String getGptResponse(String prompt, bool parseMsg)
{
  String resultStr;
  bool result = sendHTTPRequest(prompt, &resultStr);
  if (!result) return "Error : sendHTTPRequest";
  if (!parseMsg) return resultStr;
  DynamicJsonDocument doc(resultStr.length() + 200);
  DeserializationError error = deserializeJson(doc, resultStr.c_str());
  if (error)
  {
    return "[ERR] deserializeJson() failed: " + String(error.f_str());
  }
  const char *_content = doc["choices"][0]["message"]["content"];
  return String(_content);
}

You can find the project repository here. The code is available for PlatformIO IDE and ArduinoIDE.

Testing the ESP32-GPT-3.5 Firmware

Now that we have implemented the ESP32-GPT-3.5 integration, it's time to test the firmware and witness the magic of AI-powered conversations. This playground section will guide you through the process of uploading the firmware to your ESP32 and observing the responses in the Serial Monitor.
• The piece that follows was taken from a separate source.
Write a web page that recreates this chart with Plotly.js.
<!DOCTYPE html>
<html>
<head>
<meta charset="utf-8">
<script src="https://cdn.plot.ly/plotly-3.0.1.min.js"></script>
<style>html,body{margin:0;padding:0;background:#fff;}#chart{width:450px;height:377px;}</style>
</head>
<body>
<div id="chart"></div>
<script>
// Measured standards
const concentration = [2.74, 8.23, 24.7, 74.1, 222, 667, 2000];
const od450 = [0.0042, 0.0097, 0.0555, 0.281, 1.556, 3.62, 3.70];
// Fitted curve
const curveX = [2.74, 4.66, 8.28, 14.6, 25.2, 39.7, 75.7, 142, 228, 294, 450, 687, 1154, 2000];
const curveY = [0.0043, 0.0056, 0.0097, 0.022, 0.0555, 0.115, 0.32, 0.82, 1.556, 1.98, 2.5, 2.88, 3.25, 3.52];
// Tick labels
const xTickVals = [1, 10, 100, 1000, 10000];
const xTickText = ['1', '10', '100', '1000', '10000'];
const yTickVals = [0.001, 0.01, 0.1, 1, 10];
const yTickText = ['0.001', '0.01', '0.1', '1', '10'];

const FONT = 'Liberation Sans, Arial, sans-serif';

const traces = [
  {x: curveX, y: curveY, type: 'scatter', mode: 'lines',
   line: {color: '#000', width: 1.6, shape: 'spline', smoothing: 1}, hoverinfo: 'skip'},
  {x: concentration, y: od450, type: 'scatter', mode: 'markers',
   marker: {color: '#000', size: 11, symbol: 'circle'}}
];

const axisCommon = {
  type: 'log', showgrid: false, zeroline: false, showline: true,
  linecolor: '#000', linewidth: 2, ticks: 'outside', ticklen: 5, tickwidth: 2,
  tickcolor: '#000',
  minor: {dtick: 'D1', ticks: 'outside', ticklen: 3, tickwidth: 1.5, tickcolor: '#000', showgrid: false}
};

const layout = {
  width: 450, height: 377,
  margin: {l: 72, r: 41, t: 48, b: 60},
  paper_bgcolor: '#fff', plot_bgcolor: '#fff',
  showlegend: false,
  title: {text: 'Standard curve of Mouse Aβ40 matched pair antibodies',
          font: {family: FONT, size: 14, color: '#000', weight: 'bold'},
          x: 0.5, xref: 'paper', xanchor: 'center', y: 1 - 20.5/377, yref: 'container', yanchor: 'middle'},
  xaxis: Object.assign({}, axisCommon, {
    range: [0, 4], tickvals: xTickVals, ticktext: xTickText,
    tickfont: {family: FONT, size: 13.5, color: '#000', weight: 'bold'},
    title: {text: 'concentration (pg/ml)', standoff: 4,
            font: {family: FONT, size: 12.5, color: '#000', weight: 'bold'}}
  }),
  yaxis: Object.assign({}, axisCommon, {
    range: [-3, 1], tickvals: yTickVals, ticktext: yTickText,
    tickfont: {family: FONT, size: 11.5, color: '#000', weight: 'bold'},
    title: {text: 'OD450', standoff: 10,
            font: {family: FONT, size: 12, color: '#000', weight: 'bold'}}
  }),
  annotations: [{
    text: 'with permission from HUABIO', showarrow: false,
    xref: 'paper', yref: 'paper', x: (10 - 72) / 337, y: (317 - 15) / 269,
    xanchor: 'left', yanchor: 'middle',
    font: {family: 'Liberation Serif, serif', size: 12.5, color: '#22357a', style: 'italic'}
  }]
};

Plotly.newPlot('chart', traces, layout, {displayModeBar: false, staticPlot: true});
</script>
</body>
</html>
Monitoring the Serial Output

Connect your ESP32 to your computer via USB.
Open the Serial Monitor in Arduino IDE (Tools > Serial Monitor) or PlatformIO IDE.
Set the baud rate to 115200.
You will see messages indicating Wi-Fi connection and interaction with the ChatGPT API.

Observing the ChatGPT Magic

As you watch the Serial Monitor, you'll see the ESP32 can chat with GPT-3.5 model. It will send your prompt to ChatGPT and then display the assistant's response.

Conclusion

Congratulations on successfully integrating the Arduino ESP32 with GPT-3.5 to build an interactive chatbot! We've explored the hardware setup, library installations, and the essential steps for creating the ESP32->GPT-3,5 integration by using the Chat Completions API connection with HTTP. This powerful combination of hardware and AI opens up exciting possibilities for creating innovative applications.

You can further enhance your chatbot by exploring more advanced features of GPT-3.5 model, adding natural language processing capabilities, and integrating other sensors to make the interaction even more dynamic.

Remember, this project is just the beginning. As technology continues to evolve, the fusion of hardware and AI will undoubtedly lead to groundbreaking innovations. Happy tinkering and building!